*** Dataset extract ***

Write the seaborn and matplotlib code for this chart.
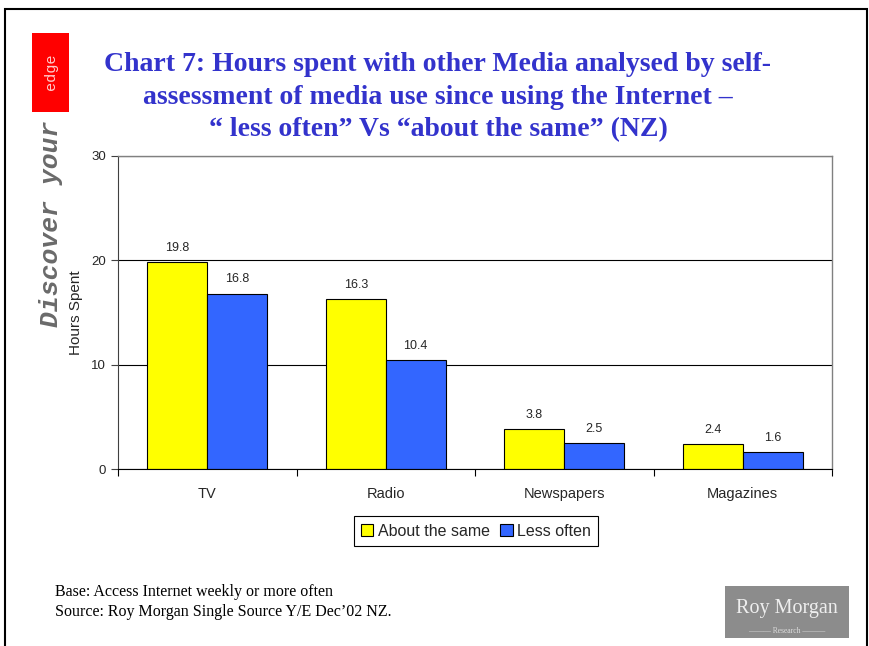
import pandas as pd
import matplotlib.pyplot as plt
import seaborn as sns
from matplotlib.patches import Rectangle


# -----------------------------
# Data
# -----------------------------
categories = ["TV", "Radio", "Newspapers", "Magazines"]
about_same = [19.8, 16.3, 3.8, 2.4]
less_often = [16.8, 10.4, 2.5, 1.6]
series_names = ["About the same", "Less often"]
y_ticks = [0, 10, 20, 30]
title_lines = [
    "Chart 7: Hours spent with other Media analysed by self-",
    "assessment of media use since using the Internet \u2013",
    "\u201c less often\u201d Vs \u201cabout the same\u201d (NZ)",
]

df = pd.DataFrame({
    "Media": categories * 2,
    "Hours": about_same + less_often,
    "Group": [series_names[0]] * 4 + [series_names[1]] * 4,
})


# -----------------------------
# Figure
# -----------------------------
sns.set_style("white")
plt.rcParams["font.family"] = ["Liberation Sans", "DejaVu Sans"]

fig = plt.figure(figsize=(8.69, 6.46), dpi=100)
ax = fig.add_axes([118 / 869, 1 - 469 / 646, (832 - 118) / 869, (469 - 156) / 646])

sns.barplot(
    data=df, x="Media", y="Hours", hue="Group",
    palette=["#FFFF00", "#3366FF"], saturation=1,
    edgecolor="black", linewidth=0.8,
    width=0.67, gap=0, ax=ax, legend=True,
)

for cont in ax.containers:
    ax.bar_label(cont, fmt="%.1f", padding=6, fontsize=9)

ax.set_ylim(0, 30)
ax.set_yticks(y_ticks)
ax.set_xlim(-0.5, len(categories) - 0.5)
ax.tick_params(axis="y", labelsize=9.5, length=5, width=0.8, color="#404040", direction="out", left=True)
ax.tick_params(axis="x", which="major", length=0, labelsize=10.5, pad=13)
ax.set_xticks([i - 0.5 for i in range(len(categories) + 1)], minor=True)
ax.tick_params(axis="x", which="minor", length=5, width=0.8, color="black", bottom=True)

ax.set_xlabel("")
ax.set_ylabel("Hours Spent", fontsize=11, labelpad=6)

ax.grid(axis="y", color="black", linewidth=0.8)
ax.set_axisbelow(True)
for side in ["top", "right"]:
    ax.spines[side].set_color("#808080")
    ax.spines[side].set_linewidth(1.0)
ax.spines["left"].set_color("#404040")
ax.spines["bottom"].set_color("black")
for s in ax.spines.values():
    s.set_zorder(5)

handles, labels = ax.get_legend_handles_labels()
ax.get_legend().remove()
fig.legend(
    handles, labels, loc="center", bbox_to_anchor=(476 / 869, 1 - 531 / 646),
    ncol=2, frameon=True, fancybox=False, edgecolor="black", framealpha=1,
    fontsize=11.5, handlelength=0.8, handleheight=0.8, handletextpad=0.3,
    columnspacing=0.6, borderpad=0.45,
)
fig.legends[0].get_frame().set_linewidth(0.8)


# -----------------------------
# Title, notes, decorations
# -----------------------------
for i, line in enumerate(title_lines):
    fig.text(
        0.504, 1 - (71 + 32.5 * i) / 646, line,
        ha="center", va="baseline", fontsize=20, fontweight="bold",
        color="#3333CC", family=["Liberation Serif", "DejaVu Serif"],
    )

fig.text(
    55 / 869, 1 - 584 / 646,
    "Base: Access Internet weekly or more often\n"
    "Source: Roy Morgan Single Source Y/E Dec\u201902 NZ.",
    ha="left", va="top", fontsize=11.5, color="black",
    family=["Liberation Serif", "DejaVu Serif"], linespacing=1.3,
)

# page border
fig.add_artist(Rectangle((5 / 869, -0.02), (867 - 5) / 869, (646 - 9) / 646 + 0.02,
                         transform=fig.transFigure, fill=False, edgecolor="black",
                         linewidth=1.5, clip_on=False))

# side tag
fig.add_artist(Rectangle((32 / 869, 1 - 112 / 646), 37 / 869, 79 / 646,
                         transform=fig.transFigure, facecolor="#FF0000",
                         edgecolor="none"))
fig.text(51 / 869, 1 - 72 / 646, "edge", rotation=90, ha="center", va="center",
         fontsize=11, color="#FFCCCC", family=["Liberation Mono", "DejaVu Sans Mono"])
fig.text(51 / 869, 1 - 224 / 646, "Discover your", rotation=90, ha="center", va="center",
         fontsize=19, color="#6A6A6A", style="italic", fontweight="bold",
         family=["Liberation Mono", "DejaVu Sans Mono"])

# logo
fig.add_artist(Rectangle((725 / 869, 1 - 638 / 646), 124 / 869, 52 / 646,
                         transform=fig.transFigure, facecolor="#8C8C8C",
                         edgecolor="none"))
fig.text(787 / 869, 1 - 609 / 646, "Roy Morgan", ha="center", va="center",
         fontsize=14.5, color="#EEEEEE", family=["Liberation Serif", "DejaVu Serif"])
fig.text(787 / 869, 1 - 631 / 646, "\u2014\u2014\u2014 Research \u2014\u2014\u2014", ha="center", va="center",
         fontsize=5.5, color="#DDDDDD", family=["Liberation Serif", "DejaVu Serif"])

fig.savefig("out.png", dpi=100)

***

§ **Stated task**
Identify each line of the material where the word "seaborn" shows up, and copy it.

§ **Response to this exercise**
Write the seaborn and matplotlib code for this chart.
import seaborn as sns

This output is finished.